9 Forget about Cloud Agnostic / Vendor Lock-in
This might be controversial, but I’d like to make it clear: Terraform isn’t “Cloud-Agnostic”, and vendor lock-in doesn’t matter (at least it not as much as you might think.)
In many cases, people are fighting hard to avoid vendor lock-in. Because we want to have a “backup plan” if things don’t work out nicely with the current vendor. We want to have the option of moving to another vendor with as little trouble as possible.
It’s not the case in the real world.
When you buy servers in bulk, you probably sign multi-year contracts with the vendor for a better price. When you are using the cloud, you rarely decide to move to another cloud. Having a multi-cloud setup, maybe yes, but migrating from one cloud to another isn’t common, although situations like that do exist.
Even if you want to use Terraform to manage your AWS resource because you might want to move to GCP or Azure in the future, and you know Terraform works with GCP and Azure, in reality, you can’t re-use your code. It goes without saying that if you want to switch from one cloud to another, you need to rewrite all your Terraform code: different cloud has different Terraform providers, and their resource name and parameters differ greatly.

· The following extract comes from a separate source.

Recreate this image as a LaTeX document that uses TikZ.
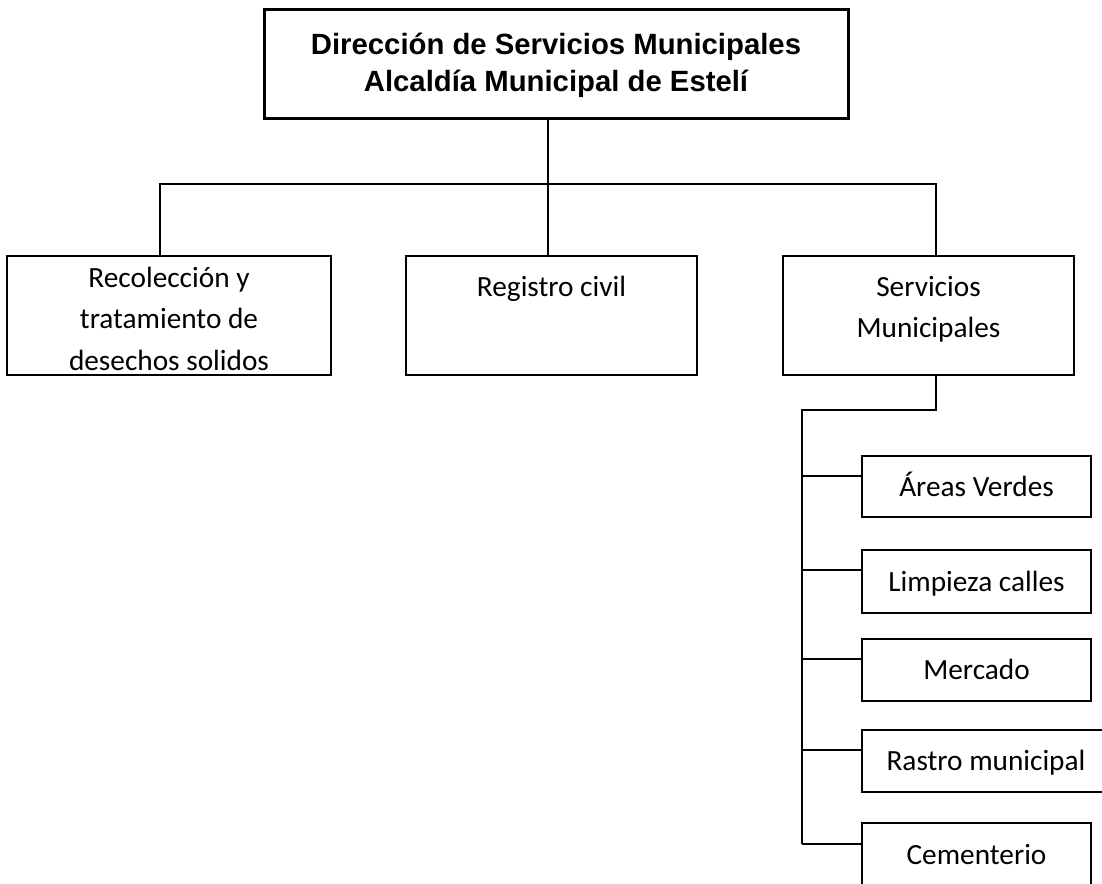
\documentclass[tikz,border=0pt]{standalone}
\usepackage{fontspec}
\setmainfont{Carlito}
\newfontfamily\arialfont{Liberation Sans}
\begin{document}
\begin{tikzpicture}[x=1pt,y=-1pt,
  box/.style={draw=black,line width=1.8pt,inner sep=0pt,outer sep=0pt},
  topbox/.style={draw=black,line width=3pt,inner sep=0pt,outer sep=0pt},
  conn/.style={draw=black,line width=2pt},
  txt/.style={inner sep=0pt,outer sep=0pt,anchor=base,align=center,font=\fontsize{29.3}{41.5}\selectfont},
  toptxt/.style={inner sep=0pt,outer sep=0pt,anchor=base,align=center,font=\arialfont\bfseries\fontsize{29.3}{37}\selectfont}]
\useasboundingbox (0,0) rectangle (1102,883);
\clip (0,0) rectangle (1102,883);
\fill[white] (0,0) rectangle (1102,883);
% top
\node[topbox,minimum width=584pt,minimum height=108pt] (top) at (556,64) {};
\node[toptxt] (topt) at (556,92) {Dirección de Servicios Municipales\\Alcaldía Municipal de Estelí};
% second row
\node[box,minimum width=324pt,minimum height=119pt] (rec) at (169,315.5) {};
\node[box,minimum width=291pt,minimum height=119pt] (reg) at (551.5,315.5) {};
\node[box,minimum width=291pt,minimum height=119pt] (serv) at (928.5,315.5) {};
\node[txt] (rect) at (169,370) {Recolección y\\tratamiento de\\desechos solidos};
\node[txt] (regt) at (551.5,296) {Registro civil};
\node[txt] (servt) at (928.5,337.5) {Servicios\\Municipales};
% small boxes
\node[box,minimum width=229pt,minimum height=61pt] (areas) at (976.5,486.5) {};
\node[box,minimum width=229pt,minimum height=63pt] (limp) at (976.5,581.5) {};
\node[box,minimum width=229pt,minimum height=62pt] (merc) at (976.5,670) {};
\node[box,minimum width=248pt,minimum height=62pt] (rast) at (986,761) {};
\node[box,minimum width=229pt,minimum height=63pt] (cem) at (976.5,854.5) {};
\node[txt] (areast) at (976.5,496) {Áreas Verdes};
\node[txt] (limpt) at (976.5,591) {Limpieza calles};
\node[txt] (merct) at (976.5,679.5) {Mercado};
\node[txt] (rastt) at (986,770.5) {Rastro municipal};
\node[txt] (cemt) at (976.5,864) {Cementerio};
% connectors top
\coordinate (hub) at (548,184);
\coordinate (h1) at (160,184);
\coordinate (h3) at (936,184);
\draw[conn] (hub |- top.south) -- (hub);
\draw[conn] (h1 |- rec.north) -- (h1) -- (h3) -- (h3 |- serv.north);
\draw[conn] (hub) -- (hub |- reg.north);
% connectors right
\coordinate (s1) at (936,410);
\coordinate (s2) at (802,410);
\coordinate (b1) at (802,476);
\coordinate (b2) at (802,570);
\coordinate (b3) at (802,659);
\coordinate (b4) at (802,750);
\coordinate (b5) at (802,844);
\draw[conn] (s1 |- serv.south) -- (s1) -- (s2) -- (b5);
\draw[conn] (b1) -- (b1 -| areas.west);
\draw[conn] (b2) -- (b2 -| limp.west);
\draw[conn] (b3) -- (b3 -| merc.west);
\draw[conn] (b4) -- (b4 -| rast.west);
\draw[conn] (b5) -- (b5 -| cem.west);
\end{tikzpicture}
\end{document}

Admit it or not, you are vendor locked-in, one way or another.
Once you are clear of this, it’s, in fact, easier for you to choose the right tool for the job: because you are not afraid of vendor lock-in anymore, and you don’t put it as the top priority one when making comparisons. Instead, you start to see the features, advantages, and disadvantages of each choice. For example, if you are already using Terraform with AWS, but for this specific piece of infrastructure, it might be even easier to use AWS CDK or some other tool (for example,
eksctl to create a K8s cluster), why not?
With a not-so-flat learning curve, Terraform can be intimidating, but once mastered, it provides you enough flexibility to manage your infrastructure. There are pitfalls and issues if you don’t use it properly, but with some care and continuous refactoring, it can be manageable, and the code can be kept clean and easy to read. I hope these “best practices” help!